**Work to do:**
Go through the material below and copy all lines with "this".

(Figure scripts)
*-*-*
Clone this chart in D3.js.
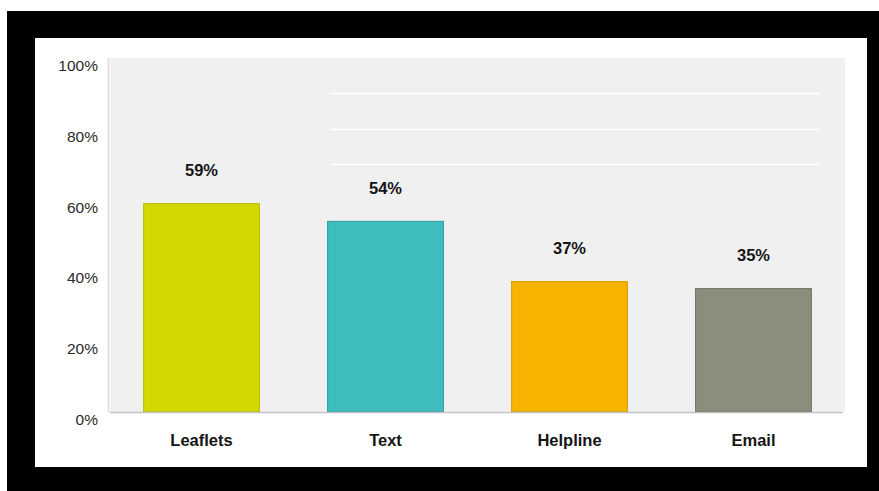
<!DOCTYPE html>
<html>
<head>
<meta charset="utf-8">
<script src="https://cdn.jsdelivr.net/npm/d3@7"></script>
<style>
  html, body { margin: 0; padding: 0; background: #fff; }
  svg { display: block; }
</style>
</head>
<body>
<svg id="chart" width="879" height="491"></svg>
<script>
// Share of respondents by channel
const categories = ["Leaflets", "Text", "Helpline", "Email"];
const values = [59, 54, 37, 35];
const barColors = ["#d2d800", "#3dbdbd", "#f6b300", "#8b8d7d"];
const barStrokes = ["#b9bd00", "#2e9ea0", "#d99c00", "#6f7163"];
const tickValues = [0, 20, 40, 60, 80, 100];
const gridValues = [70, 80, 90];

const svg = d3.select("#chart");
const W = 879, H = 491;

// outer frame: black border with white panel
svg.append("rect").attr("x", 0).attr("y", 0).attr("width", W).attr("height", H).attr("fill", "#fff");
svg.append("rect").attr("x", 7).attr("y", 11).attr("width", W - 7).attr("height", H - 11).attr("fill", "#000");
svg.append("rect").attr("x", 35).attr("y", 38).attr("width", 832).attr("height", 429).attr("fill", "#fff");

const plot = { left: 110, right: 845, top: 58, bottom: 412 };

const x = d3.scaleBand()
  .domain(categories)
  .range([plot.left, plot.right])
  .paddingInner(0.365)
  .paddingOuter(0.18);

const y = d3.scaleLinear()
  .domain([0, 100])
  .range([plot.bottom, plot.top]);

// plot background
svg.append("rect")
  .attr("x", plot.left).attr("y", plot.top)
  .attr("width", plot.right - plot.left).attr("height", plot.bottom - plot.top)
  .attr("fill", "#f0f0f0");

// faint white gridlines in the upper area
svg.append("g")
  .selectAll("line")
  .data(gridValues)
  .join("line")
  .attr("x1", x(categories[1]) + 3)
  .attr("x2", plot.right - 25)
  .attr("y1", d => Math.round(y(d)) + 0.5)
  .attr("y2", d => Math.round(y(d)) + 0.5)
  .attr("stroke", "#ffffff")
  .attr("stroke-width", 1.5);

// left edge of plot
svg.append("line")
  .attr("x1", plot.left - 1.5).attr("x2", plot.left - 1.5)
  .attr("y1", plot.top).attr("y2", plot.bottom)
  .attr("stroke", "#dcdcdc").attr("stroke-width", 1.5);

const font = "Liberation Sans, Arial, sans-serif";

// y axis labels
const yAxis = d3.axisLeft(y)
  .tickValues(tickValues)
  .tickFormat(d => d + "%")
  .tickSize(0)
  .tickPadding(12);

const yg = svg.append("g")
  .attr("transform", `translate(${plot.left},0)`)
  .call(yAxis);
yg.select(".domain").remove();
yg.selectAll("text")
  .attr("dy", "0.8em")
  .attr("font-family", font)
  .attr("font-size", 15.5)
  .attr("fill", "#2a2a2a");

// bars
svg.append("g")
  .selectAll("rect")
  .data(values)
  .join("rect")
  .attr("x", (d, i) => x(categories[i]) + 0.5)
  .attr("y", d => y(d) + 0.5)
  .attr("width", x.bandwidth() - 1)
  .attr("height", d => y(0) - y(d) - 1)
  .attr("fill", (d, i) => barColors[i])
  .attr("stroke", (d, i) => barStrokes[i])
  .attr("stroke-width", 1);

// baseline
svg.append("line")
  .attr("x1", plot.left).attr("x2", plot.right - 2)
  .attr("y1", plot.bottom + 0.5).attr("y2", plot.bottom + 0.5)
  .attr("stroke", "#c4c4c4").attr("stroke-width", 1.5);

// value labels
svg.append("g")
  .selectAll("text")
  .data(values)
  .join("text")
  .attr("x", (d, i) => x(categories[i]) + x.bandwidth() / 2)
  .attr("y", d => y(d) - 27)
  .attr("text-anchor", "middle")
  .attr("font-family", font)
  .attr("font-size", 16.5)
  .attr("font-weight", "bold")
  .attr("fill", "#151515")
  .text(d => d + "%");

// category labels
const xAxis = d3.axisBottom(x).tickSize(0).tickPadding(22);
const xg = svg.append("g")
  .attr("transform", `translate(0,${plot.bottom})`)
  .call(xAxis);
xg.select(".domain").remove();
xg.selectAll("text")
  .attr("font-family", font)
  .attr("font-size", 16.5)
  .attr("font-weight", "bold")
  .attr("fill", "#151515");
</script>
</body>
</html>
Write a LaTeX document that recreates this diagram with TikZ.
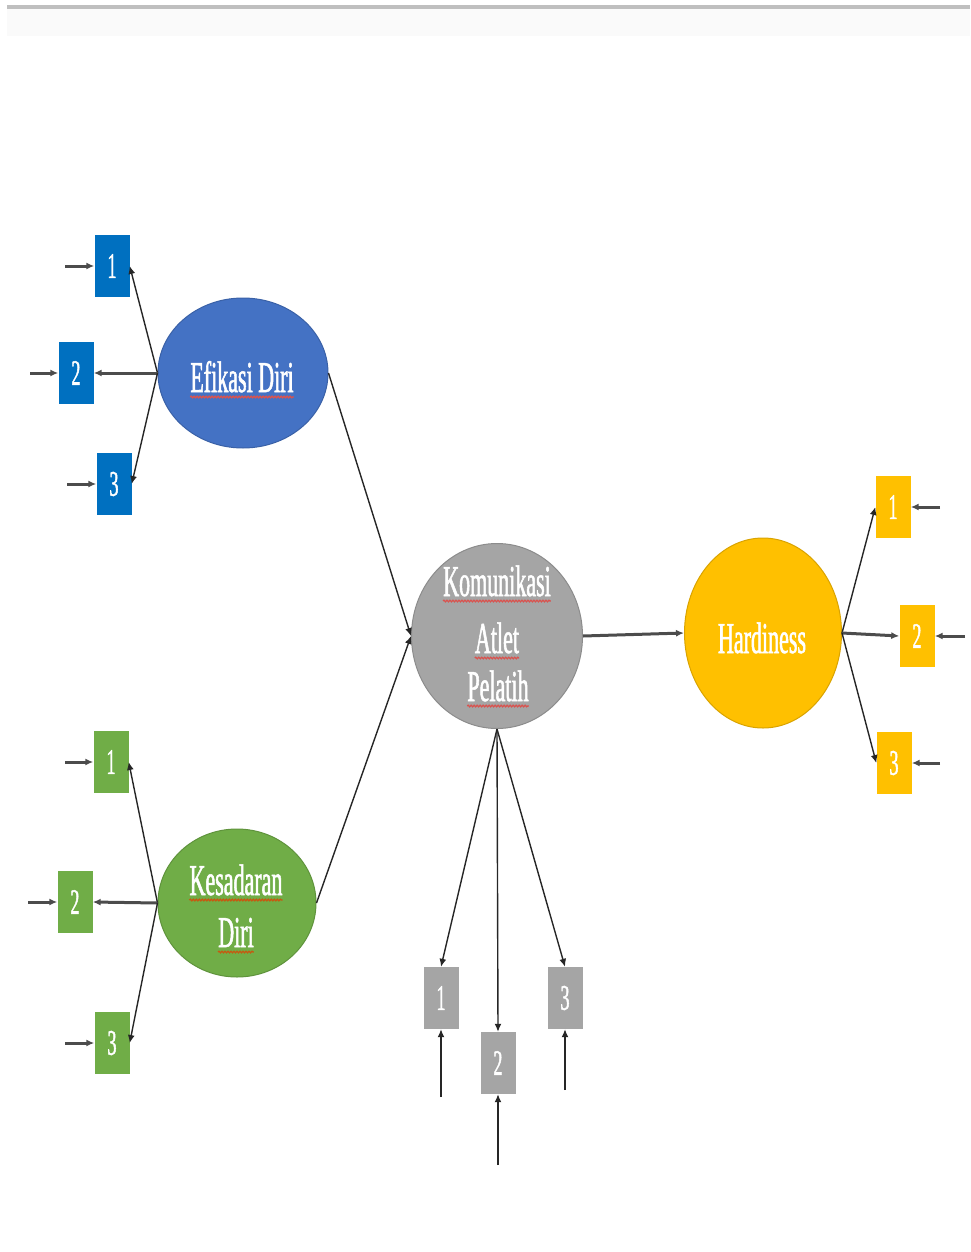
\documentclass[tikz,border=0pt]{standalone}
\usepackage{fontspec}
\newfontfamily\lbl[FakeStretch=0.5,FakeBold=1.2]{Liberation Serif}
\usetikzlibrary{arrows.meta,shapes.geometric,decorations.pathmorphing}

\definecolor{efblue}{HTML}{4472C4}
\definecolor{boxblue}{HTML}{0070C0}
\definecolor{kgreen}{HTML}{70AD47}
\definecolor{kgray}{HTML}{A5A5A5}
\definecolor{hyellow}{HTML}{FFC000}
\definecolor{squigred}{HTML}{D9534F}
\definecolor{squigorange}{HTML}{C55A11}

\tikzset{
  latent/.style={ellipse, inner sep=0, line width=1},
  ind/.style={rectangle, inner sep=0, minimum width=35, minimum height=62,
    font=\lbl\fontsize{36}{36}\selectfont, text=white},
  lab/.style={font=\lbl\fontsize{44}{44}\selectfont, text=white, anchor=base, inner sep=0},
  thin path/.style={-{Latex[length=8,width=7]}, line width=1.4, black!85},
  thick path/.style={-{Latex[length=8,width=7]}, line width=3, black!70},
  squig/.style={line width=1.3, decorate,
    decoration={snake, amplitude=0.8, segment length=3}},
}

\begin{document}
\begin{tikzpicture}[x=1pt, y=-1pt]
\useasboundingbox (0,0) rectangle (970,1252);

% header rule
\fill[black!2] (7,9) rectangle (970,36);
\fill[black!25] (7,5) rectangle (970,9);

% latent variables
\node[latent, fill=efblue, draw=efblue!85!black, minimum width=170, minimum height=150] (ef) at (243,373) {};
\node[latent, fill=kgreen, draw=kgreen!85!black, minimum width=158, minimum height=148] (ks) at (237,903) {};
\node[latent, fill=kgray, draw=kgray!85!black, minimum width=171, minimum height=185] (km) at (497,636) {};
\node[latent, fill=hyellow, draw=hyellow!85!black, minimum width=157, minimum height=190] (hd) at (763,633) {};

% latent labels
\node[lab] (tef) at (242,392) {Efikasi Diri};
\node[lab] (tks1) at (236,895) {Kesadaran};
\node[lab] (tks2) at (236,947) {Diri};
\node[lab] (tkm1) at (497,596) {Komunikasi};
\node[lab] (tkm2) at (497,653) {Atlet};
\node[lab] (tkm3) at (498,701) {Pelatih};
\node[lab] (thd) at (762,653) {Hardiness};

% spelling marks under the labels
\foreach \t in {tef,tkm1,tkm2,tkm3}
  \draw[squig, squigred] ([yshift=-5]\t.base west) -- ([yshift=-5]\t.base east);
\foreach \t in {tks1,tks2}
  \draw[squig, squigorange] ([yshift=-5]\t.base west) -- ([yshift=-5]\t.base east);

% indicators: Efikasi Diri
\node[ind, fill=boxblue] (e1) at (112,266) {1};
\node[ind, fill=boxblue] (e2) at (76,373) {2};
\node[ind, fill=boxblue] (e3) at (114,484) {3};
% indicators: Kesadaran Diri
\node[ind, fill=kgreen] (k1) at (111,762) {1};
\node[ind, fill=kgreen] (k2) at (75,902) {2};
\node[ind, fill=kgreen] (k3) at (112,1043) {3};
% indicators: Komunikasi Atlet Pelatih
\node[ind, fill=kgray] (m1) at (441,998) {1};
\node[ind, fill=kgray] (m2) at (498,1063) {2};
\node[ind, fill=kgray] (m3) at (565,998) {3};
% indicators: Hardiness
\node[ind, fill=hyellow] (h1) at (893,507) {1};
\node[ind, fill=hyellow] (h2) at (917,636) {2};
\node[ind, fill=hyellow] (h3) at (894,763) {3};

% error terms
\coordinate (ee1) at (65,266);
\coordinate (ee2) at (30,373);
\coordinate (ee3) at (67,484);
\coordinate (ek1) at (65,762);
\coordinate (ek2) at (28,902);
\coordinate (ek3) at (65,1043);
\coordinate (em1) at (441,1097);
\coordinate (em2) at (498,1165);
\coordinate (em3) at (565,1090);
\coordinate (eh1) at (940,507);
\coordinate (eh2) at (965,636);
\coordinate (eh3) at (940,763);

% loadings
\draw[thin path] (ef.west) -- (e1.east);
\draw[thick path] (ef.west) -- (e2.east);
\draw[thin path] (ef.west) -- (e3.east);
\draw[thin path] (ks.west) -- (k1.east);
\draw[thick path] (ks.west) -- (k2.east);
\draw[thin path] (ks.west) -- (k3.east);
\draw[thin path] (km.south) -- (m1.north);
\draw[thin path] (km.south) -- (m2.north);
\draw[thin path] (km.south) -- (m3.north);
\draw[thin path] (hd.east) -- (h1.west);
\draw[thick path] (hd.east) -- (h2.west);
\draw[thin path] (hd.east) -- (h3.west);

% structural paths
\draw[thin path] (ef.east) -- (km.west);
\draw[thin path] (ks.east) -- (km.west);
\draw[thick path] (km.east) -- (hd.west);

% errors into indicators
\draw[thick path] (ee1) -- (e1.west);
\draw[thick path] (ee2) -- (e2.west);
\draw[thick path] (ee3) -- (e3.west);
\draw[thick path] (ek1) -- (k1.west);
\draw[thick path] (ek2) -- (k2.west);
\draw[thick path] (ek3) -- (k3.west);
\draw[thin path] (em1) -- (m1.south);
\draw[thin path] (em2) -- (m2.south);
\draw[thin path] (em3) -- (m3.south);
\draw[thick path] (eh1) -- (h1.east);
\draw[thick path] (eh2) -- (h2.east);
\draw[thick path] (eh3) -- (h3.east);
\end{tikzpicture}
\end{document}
*-*-*
**Final result:**
Clone this chart in D3.js.
Write a LaTeX document that recreates this diagram with TikZ.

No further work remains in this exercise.